> **PROBLEM REQUIREMENTS**:
Repeat the span of the entries below that starts at the line with "Emit a Python" and ends at the line with "import plotly.graph_objects as go", nothing more. Skip the pictures.

[Start RECORDS PROVIDED]

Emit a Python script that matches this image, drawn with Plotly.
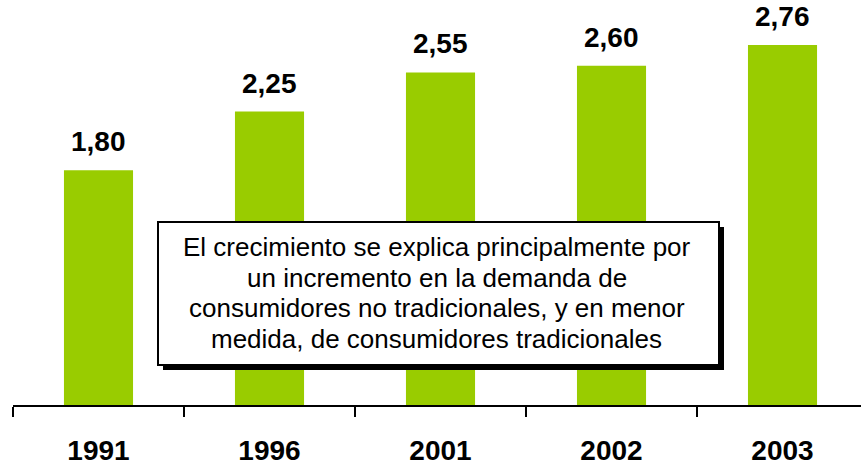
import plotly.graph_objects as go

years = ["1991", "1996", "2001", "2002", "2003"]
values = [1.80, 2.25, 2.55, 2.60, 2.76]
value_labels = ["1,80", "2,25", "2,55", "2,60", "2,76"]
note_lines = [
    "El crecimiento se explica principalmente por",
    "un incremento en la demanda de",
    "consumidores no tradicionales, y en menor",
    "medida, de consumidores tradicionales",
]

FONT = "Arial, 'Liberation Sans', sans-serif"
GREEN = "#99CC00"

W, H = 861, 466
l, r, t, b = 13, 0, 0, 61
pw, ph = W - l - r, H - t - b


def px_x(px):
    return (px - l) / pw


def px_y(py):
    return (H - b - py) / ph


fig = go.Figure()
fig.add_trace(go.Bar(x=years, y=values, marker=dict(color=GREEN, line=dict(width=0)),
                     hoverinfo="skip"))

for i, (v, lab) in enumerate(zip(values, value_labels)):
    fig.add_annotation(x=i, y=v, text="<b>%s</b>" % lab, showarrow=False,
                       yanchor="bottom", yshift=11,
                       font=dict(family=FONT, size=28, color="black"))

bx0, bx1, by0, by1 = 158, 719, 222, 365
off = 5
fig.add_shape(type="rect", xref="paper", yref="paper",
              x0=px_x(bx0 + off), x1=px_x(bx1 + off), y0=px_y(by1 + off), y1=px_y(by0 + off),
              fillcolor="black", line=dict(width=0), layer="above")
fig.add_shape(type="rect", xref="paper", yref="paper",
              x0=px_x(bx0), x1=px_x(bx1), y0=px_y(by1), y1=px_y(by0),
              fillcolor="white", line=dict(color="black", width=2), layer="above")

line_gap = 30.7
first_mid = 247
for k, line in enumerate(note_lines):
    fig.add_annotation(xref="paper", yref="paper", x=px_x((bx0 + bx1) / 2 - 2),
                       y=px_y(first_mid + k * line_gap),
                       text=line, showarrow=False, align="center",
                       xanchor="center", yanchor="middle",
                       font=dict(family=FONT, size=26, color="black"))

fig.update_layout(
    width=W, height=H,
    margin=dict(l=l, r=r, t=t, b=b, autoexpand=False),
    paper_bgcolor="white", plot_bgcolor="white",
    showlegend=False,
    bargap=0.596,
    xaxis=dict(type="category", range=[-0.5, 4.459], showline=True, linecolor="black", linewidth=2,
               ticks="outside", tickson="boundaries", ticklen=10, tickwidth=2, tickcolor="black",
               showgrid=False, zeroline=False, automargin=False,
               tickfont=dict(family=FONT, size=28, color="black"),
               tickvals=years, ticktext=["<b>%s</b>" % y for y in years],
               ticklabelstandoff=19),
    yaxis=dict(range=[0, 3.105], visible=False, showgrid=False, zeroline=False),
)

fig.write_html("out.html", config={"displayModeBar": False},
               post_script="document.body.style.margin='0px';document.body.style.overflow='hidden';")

[End RECORDS PROVIDED]
[Start RECORDS PROVIDED]

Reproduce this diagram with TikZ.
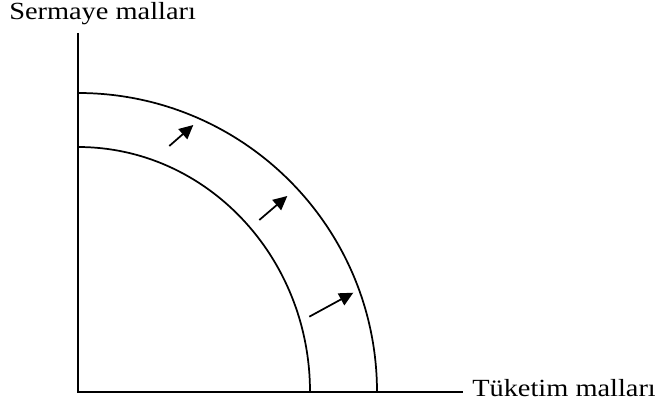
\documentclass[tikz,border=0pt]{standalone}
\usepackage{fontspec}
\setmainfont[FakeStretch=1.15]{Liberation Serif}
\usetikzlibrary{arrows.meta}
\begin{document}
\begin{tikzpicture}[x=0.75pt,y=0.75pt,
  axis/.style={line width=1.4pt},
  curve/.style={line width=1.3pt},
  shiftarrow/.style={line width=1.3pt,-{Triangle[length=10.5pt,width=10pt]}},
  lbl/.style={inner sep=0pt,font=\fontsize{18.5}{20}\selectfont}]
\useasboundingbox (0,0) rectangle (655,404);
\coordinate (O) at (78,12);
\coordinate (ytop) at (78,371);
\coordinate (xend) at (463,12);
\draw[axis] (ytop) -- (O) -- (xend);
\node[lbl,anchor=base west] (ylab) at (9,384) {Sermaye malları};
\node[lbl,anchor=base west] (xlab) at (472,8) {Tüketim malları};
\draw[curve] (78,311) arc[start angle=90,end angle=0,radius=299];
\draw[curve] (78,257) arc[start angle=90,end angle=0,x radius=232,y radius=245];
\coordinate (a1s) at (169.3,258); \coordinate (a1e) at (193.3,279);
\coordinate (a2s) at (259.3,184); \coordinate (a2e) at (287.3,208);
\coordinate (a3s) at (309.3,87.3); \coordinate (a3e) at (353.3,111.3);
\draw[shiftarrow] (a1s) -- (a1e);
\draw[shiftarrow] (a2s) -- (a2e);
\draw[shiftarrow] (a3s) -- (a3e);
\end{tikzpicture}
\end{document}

[End RECORDS PROVIDED]
[Start RECORDS PROVIDED]

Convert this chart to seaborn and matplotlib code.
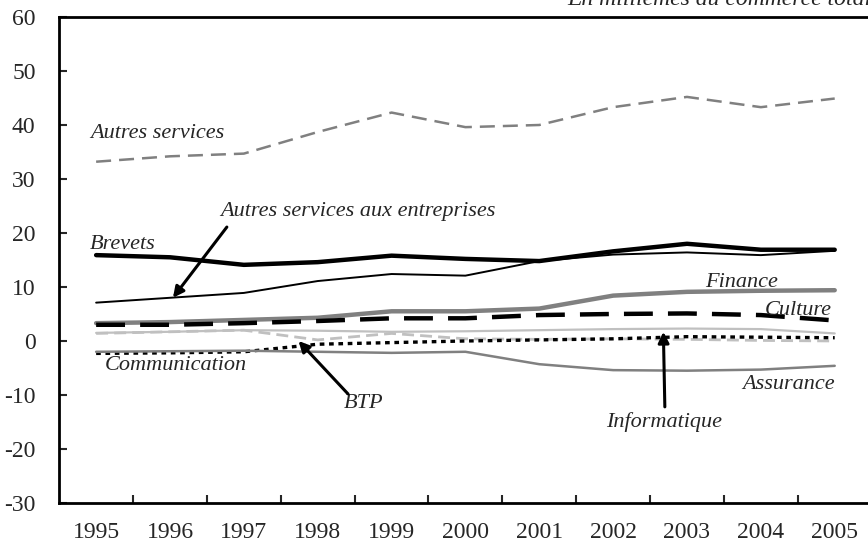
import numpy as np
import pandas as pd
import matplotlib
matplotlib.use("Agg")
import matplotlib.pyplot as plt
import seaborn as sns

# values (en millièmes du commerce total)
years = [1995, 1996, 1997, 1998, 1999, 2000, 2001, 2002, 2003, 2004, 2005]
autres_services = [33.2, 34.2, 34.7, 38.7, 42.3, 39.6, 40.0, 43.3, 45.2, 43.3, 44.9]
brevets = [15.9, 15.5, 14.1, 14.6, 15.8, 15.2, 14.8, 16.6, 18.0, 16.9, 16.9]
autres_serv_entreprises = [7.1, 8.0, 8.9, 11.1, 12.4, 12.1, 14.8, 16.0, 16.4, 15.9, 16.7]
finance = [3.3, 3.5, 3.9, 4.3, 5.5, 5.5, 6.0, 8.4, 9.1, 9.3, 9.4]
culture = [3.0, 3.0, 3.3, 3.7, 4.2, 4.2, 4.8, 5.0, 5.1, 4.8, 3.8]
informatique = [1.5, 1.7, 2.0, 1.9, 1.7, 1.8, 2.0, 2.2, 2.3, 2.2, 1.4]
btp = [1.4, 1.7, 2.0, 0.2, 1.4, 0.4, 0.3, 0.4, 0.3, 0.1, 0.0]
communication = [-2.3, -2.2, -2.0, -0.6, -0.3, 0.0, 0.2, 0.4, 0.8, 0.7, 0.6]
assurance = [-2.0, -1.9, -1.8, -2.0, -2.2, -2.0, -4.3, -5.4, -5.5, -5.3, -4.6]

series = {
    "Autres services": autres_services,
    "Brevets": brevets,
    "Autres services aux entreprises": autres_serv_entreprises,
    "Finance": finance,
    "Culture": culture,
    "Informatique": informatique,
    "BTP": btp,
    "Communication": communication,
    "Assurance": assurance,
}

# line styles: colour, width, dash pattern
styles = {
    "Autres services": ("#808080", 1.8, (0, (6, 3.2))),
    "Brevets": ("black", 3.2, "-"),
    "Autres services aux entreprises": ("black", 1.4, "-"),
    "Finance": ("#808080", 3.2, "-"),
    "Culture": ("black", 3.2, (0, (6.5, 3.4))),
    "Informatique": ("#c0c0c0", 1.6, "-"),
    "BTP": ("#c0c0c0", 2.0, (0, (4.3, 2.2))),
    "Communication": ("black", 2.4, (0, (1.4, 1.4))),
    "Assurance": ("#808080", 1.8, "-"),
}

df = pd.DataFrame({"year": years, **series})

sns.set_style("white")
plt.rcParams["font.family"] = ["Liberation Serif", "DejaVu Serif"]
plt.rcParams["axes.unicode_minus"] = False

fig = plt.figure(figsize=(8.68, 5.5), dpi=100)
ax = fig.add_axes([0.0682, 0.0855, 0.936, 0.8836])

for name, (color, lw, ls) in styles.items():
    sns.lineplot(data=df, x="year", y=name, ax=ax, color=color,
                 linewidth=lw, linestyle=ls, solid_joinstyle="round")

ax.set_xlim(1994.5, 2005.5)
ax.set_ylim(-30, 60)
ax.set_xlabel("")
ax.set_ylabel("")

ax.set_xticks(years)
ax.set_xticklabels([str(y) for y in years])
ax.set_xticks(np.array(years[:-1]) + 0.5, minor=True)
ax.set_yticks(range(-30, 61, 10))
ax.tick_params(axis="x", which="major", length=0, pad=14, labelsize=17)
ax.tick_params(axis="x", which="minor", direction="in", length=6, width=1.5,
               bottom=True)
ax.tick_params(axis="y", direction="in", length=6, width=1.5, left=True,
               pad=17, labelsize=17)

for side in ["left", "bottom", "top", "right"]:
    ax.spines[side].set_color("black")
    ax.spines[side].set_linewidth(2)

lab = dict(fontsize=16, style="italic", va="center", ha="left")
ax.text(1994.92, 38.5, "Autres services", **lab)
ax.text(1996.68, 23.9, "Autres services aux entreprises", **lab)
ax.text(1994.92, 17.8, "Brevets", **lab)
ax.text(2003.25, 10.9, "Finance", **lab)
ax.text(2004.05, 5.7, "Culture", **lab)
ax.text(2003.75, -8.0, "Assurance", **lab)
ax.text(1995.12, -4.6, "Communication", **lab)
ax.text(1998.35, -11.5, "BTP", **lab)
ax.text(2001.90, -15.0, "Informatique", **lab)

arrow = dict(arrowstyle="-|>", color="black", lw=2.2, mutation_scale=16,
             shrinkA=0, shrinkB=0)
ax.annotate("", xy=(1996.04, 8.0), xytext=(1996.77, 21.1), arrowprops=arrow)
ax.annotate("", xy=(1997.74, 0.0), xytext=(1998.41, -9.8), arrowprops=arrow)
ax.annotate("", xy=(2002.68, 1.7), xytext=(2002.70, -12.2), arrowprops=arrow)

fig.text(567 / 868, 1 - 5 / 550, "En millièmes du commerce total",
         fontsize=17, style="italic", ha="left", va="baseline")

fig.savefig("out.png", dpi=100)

[End RECORDS PROVIDED]

> **EXERCISE RESULT**:
Emit a Python script that matches this image, drawn with Plotly.
import plotly.graph_objects as go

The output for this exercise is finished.